This year’s Results Report shows clearly why we must step up the fight against the epidemics of HIV, TB and malaria. While the Global Fund partnership continues to have huge impact, saving 32 million lives since 2002, the world is not on track to meet the Sustainable Development Goal 3 (SDG 3) target of ending the epidemics by 2030. We need a sharp change of trajectory.
In the fight against HIV, we continue to make progress through expanding testing and treatment towards UNAIDS’s 90-90-90 targets. To maximize impact, we must improve retention and viral suppression rates and the treatment of coinfections through greater focus on the quality of treatment services, including more differentiated approaches to reflect the distinct needs of different communities, greater integration of services and swifter adoption of new regimens.
Yet, while effective diagnosis and treatment are fundamental to the strategy to defeat HIV, it is increasingly clear that we must get better at prevention and in particular, in addressing the underlying drivers of new infections. We will only beat HIV if we dismantle the human rights barriers faced by key populations that simultaneously increase their vulnerability to infection and impair their access to health services.
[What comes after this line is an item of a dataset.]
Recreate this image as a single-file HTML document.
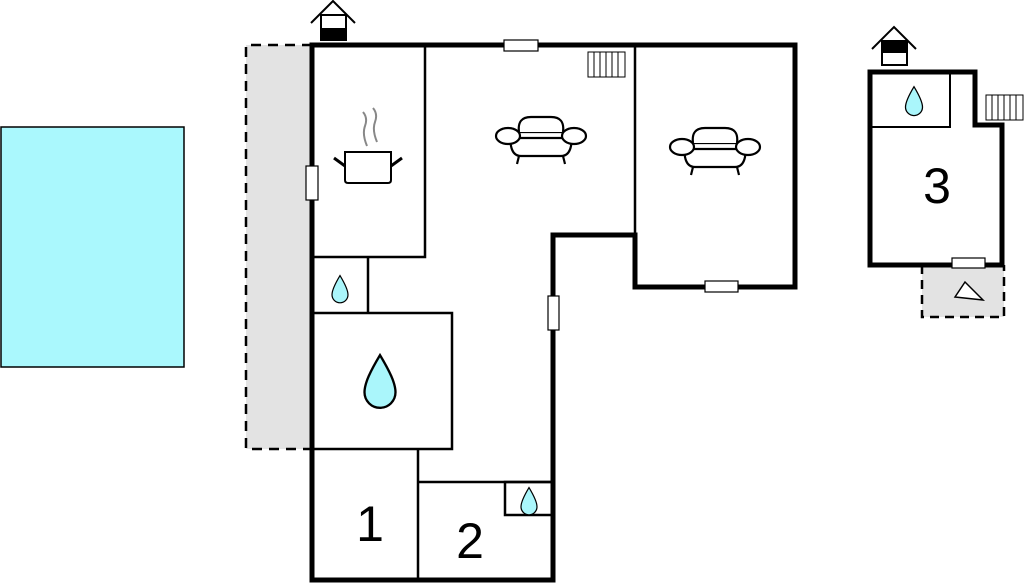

Likewise, we will only beat HIV if we tackle the stark structural gender inequalities that make adolescent girls and young women in sub-Saharan Africa twice as likely to be infected with HIV than their male peers.
The United Nations High-Level Meeting on Tuberculosis in September 2018 represented a significant milestone in the fight against the infectious disease that is now responsible for more deaths than any other: for the first time, political leaders across the world acknowledged the scale of the epidemic, recognized the pace of progress is unacceptable and committed to a bold new goal of finding, and treating, 40 million people from 2018-2022.